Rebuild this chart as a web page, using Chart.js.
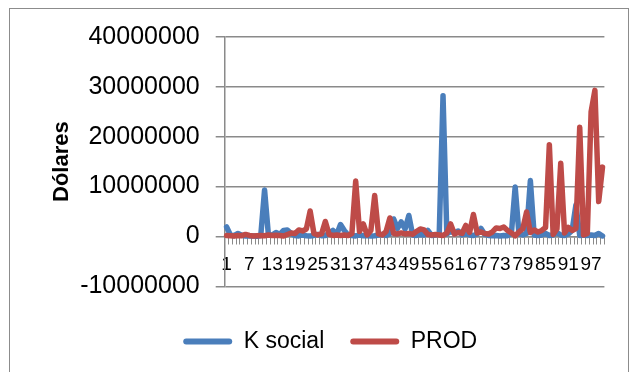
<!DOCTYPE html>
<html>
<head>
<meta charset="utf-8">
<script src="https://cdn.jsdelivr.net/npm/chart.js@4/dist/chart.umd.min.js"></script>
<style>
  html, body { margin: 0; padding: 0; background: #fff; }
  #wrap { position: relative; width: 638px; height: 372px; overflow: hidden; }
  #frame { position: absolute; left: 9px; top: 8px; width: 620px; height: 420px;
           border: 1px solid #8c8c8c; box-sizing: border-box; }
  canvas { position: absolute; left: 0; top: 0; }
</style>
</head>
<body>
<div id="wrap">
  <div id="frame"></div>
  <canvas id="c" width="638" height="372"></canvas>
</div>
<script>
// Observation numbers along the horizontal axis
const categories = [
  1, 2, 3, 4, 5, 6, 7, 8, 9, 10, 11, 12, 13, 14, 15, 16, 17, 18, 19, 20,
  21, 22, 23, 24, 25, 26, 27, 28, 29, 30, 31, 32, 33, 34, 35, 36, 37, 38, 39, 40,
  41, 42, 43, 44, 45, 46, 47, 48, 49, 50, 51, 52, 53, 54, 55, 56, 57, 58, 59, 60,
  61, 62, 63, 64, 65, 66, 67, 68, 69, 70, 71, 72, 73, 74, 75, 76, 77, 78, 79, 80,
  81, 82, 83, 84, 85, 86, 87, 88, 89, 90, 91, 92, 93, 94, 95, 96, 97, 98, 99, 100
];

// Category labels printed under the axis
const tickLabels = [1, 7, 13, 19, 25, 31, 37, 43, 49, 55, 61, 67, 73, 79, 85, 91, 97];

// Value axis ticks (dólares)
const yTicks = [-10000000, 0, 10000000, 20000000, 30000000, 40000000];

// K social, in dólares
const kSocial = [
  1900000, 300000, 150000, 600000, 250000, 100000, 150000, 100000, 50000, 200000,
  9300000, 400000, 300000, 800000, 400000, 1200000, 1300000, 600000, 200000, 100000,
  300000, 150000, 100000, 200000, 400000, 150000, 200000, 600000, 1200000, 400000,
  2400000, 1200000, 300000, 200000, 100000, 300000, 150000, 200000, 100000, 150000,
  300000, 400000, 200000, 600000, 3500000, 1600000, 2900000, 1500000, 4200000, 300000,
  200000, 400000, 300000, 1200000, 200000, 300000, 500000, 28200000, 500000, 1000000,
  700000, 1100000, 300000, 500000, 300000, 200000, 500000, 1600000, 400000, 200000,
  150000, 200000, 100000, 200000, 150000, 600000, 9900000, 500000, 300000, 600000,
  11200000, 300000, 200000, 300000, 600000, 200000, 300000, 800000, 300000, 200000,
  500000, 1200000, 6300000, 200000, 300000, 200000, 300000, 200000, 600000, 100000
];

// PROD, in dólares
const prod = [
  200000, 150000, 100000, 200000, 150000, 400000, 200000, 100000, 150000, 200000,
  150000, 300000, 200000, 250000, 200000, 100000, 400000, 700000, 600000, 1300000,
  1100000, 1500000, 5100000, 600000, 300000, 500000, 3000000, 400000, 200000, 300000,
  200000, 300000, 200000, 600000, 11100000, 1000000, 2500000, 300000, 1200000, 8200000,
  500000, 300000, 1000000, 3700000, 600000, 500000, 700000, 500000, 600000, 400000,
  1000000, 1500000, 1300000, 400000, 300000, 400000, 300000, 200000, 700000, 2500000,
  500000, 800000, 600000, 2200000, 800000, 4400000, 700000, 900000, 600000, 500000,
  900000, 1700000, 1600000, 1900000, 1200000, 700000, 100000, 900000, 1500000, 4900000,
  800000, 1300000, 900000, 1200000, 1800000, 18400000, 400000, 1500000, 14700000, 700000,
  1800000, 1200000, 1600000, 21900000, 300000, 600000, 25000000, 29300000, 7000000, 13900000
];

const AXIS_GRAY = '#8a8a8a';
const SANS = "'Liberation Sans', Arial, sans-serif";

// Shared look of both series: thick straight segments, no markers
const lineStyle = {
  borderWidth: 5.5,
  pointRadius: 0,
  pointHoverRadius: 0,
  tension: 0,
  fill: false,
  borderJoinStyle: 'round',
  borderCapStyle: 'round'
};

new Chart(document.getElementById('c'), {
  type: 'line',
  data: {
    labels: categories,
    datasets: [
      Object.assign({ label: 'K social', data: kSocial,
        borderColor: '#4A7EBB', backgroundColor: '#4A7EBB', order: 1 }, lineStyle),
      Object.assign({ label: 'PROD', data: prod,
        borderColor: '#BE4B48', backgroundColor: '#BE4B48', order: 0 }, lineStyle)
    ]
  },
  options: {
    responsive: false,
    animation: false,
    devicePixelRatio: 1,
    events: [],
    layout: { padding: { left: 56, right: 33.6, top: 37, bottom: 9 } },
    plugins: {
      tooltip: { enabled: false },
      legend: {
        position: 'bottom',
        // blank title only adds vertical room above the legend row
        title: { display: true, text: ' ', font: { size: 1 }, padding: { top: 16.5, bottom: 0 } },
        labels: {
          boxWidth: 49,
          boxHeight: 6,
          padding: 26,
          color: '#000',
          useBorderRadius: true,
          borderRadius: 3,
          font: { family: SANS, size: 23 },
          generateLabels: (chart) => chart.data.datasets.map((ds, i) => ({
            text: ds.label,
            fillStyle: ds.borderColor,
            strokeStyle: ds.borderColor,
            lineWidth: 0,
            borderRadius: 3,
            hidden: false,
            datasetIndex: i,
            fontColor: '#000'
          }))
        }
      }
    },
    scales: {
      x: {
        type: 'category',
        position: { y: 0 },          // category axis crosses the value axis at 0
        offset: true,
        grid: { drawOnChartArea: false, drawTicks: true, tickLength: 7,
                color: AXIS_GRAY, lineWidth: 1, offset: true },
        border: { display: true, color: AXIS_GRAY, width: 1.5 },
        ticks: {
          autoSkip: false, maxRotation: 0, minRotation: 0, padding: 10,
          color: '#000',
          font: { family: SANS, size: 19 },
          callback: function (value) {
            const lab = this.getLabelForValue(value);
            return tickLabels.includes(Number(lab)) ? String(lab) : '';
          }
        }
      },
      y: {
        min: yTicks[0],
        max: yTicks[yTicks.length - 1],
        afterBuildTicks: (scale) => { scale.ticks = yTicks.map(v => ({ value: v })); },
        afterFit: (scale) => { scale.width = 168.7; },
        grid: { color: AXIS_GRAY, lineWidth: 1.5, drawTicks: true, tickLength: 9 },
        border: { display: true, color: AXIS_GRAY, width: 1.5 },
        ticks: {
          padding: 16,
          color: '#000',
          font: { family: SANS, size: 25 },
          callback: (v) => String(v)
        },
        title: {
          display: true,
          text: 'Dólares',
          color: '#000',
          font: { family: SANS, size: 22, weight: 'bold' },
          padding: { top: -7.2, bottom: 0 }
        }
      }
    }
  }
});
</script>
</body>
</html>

______________________________

Problem to work on –
Leave out any pictures and return exactly the lines from the beginning of the data through the line with "20000000, 30000000, 40000000];", inclusive.

Solution below –
Rebuild this chart as a web page, using Chart.js.
<!DOCTYPE html>
<html>
<head>
<meta charset="utf-8">
<script src="https://cdn.jsdelivr.net/npm/chart.js@4/dist/chart.umd.min.js"></script>
<style>
  html, body { margin: 0; padding: 0; background: #fff; }
  #wrap { position: relative; width: 638px; height: 372px; overflow: hidden; }
  #frame { position: absolute; left: 9px; top: 8px; width: 620px; height: 420px;
           border: 1px solid #8c8c8c; box-sizing: border-box; }
  canvas { position: absolute; left: 0; top: 0; }
</style>
</head>
<body>
<div id="wrap">
  <div id="frame"></div>
  <canvas id="c" width="638" height="372"></canvas>
</div>
<script>
// Observation numbers along the horizontal axis
const categories = [
  1, 2, 3, 4, 5, 6, 7, 8, 9, 10, 11, 12, 13, 14, 15, 16, 17, 18, 19, 20,
  21, 22, 23, 24, 25, 26, 27, 28, 29, 30, 31, 32, 33, 34, 35, 36, 37, 38, 39, 40,
  41, 42, 43, 44, 45, 46, 47, 48, 49, 50, 51, 52, 53, 54, 55, 56, 57, 58, 59, 60,
  61, 62, 63, 64, 65, 66, 67, 68, 69, 70, 71, 72, 73, 74, 75, 76, 77, 78, 79, 80,
  81, 82, 83, 84, 85, 86, 87, 88, 89, 90, 91, 92, 93, 94, 95, 96, 97, 98, 99, 100
];

// Category labels printed under the axis
const tickLabels = [1, 7, 13, 19, 25, 31, 37, 43, 49, 55, 61, 67, 73, 79, 85, 91, 97];

// Value axis ticks (dólares)
const yTicks = [-10000000, 0, 10000000, 20000000, 30000000, 40000000];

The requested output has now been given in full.